▸ What the task asks
Produce an exact transcription of the listing below, omitting the pictures.
** Start **
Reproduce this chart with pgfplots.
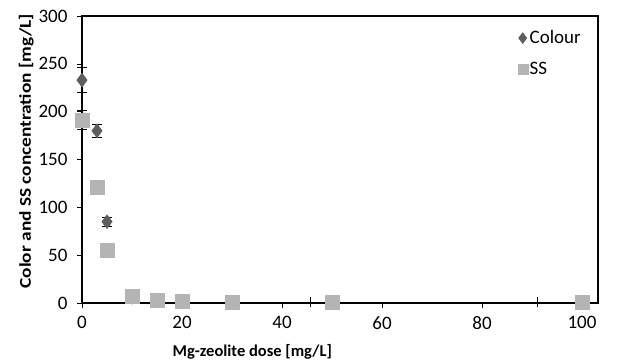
\documentclass[border=0pt]{standalone}
\usepackage{pgfplots}
\pgfplotsset{compat=1.18}
\usepackage{fontspec}
\setmainfont{Carlito}
\definecolor{cdark}{HTML}{5E5E5E}
\definecolor{clight}{HTML}{B4B4B4}
\begin{document}
\begin{tikzpicture}[x=1pt,y=1pt]
\useasboundingbox (-82,-59) rectangle (540,303);
\begin{axis}[
  at={(0,0)}, anchor=south west,
  width=516pt, height=287pt, scale only axis,
  xmin=0, xmax=103.2, ymin=0, ymax=300,
  xtick={0,20,40,60,80,100}, ytick={0,50,...,300},
  tick align=outside, tick pos=left,
  major tick length=5pt,
  axis line style={line width=1.6pt},
  every tick/.style={black, line width=0.6pt},
  tick label style={font=\fontsize{19}{21}\selectfont},
  /pgf/number format/assume math mode=true,
  xlabel={\bfseries Mg-zeolite dose [mg/L]},
  ylabel={\bfseries Color and SS concentration [mg/L]},
  label style={font=\fontsize{16.5}{18}\selectfont},
  xlabel style={at={(axis description cs:0.33,0)}, anchor=north, yshift=-38pt},
  ylabel style={xscale=1.17, yshift=-2pt, xshift=7pt},
  xticklabel style={yshift=-5pt},
  yticklabel style={xshift=-6pt},
  clip=false,
  legend style={draw=none, fill=none, at={(axis cs:86.5,289)}, anchor=north west,
    font=\fontsize{19}{21}\selectfont, row sep=13pt},
  legend cell align=left,
]
\addplot[only marks, mark=diamond*, mark size=7pt, color=cdark,
  legend image post style={mark size=5.5pt},
  error bars/.cd, y dir=both, y explicit, x dir=both, x explicit,
  error bar style={black, line width=0.8pt}, error mark options={rotate=90, mark size=5pt, black, line width=0.8pt}]
  coordinates {
  (0,233) +- (0,13)
  (3,180) +- (0,7)
  (5,85) +- (0.4,5)
  (10,6) +- (0,0)
  (15,3) +- (0,0)
  (20,2) +- (0,0)
  (30,1) += (1.2,0) -= (0,0)
  (50,1) += (0.3,0) -= (4.4,0)
  (100,1) += (0,0) -= (9,0)
  };
\addlegendentry{Colour}
\addplot[only marks, mark=square*, mark size=7pt, color=clight,
  legend image post style={mark size=5pt},
  error bars/.cd, y dir=both, y explicit,
  error bar style={black, line width=0.8pt}, error mark options={rotate=90, mark size=5pt, black, line width=0.8pt}]
  coordinates {
  (0,191) +- (0,10)
  (3,121) +- (0,0)
  (5,55) +- (0,0)
  (10,7) +- (0,0)
  (15,3) +- (0,0)
  (20,2) +- (0,0)
  (30,1) +- (0,0)
  (50,1) +- (0,0)
  (100,1) +- (0,0)
  };
\addlegendentry{SS}
\end{axis}
\end{tikzpicture}
\end{document}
** End **
▸ Output of the task
Reproduce this chart with pgfplots.
\documentclass[border=0pt]{standalone}
\usepackage{pgfplots}
\pgfplotsset{compat=1.18}
\usepackage{fontspec}
\setmainfont{Carlito}
\definecolor{cdark}{HTML}{5E5E5E}
\definecolor{clight}{HTML}{B4B4B4}
\begin{document}
\begin{tikzpicture}[x=1pt,y=1pt]
\useasboundingbox (-82,-59) rectangle (540,303);
\begin{axis}[
  at={(0,0)}, anchor=south west,
  width=516pt, height=287pt, scale only axis,
  xmin=0, xmax=103.2, ymin=0, ymax=300,
  xtick={0,20,40,60,80,100}, ytick={0,50,...,300},
  tick align=outside, tick pos=left,
  major tick length=5pt,
  axis line style={line width=1.6pt},
  every tick/.style={black, line width=0.6pt},
  tick label style={font=\fontsize{19}{21}\selectfont},
  /pgf/number format/assume math mode=true,
  xlabel={\bfseries Mg-zeolite dose [mg/L]},
  ylabel={\bfseries Color and SS concentration [mg/L]},
  label style={font=\fontsize{16.5}{18}\selectfont},
  xlabel style={at={(axis description cs:0.33,0)}, anchor=north, yshift=-38pt},
  ylabel style={xscale=1.17, yshift=-2pt, xshift=7pt},
  xticklabel style={yshift=-5pt},
  yticklabel style={xshift=-6pt},
  clip=false,
  legend style={draw=none, fill=none, at={(axis cs:86.5,289)}, anchor=north west,
    font=\fontsize{19}{21}\selectfont, row sep=13pt},
  legend cell align=left,
]
\addplot[only marks, mark=diamond*, mark size=7pt, color=cdark,
  legend image post style={mark size=5.5pt},
  error bars/.cd, y dir=both, y explicit, x dir=both, x explicit,
  error bar style={black, line width=0.8pt}, error mark options={rotate=90, mark size=5pt, black, line width=0.8pt}]
  coordinates {
  (0,233) +- (0,13)
  (3,180) +- (0,7)
  (5,85) +- (0.4,5)
  (10,6) +- (0,0)
  (15,3) +- (0,0)
  (20,2) +- (0,0)
  (30,1) += (1.2,0) -= (0,0)
  (50,1) += (0.3,0) -= (4.4,0)
  (100,1) += (0,0) -= (9,0)
  };
\addlegendentry{Colour}
\addplot[only marks, mark=square*, mark size=7pt, color=clight,
  legend image post style={mark size=5pt},
  error bars/.cd, y dir=both, y explicit,
  error bar style={black, line width=0.8pt}, error mark options={rotate=90, mark size=5pt, black, line width=0.8pt}]
  coordinates {
  (0,191) +- (0,10)
  (3,121) +- (0,0)
  (5,55) +- (0,0)
  (10,7) +- (0,0)
  (15,3) +- (0,0)
  (20,2) +- (0,0)
  (30,1) +- (0,0)
  (50,1) +- (0,0)
  (100,1) +- (0,0)
  };
\addlegendentry{SS}
\end{axis}
\end{tikzpicture}
\end{document}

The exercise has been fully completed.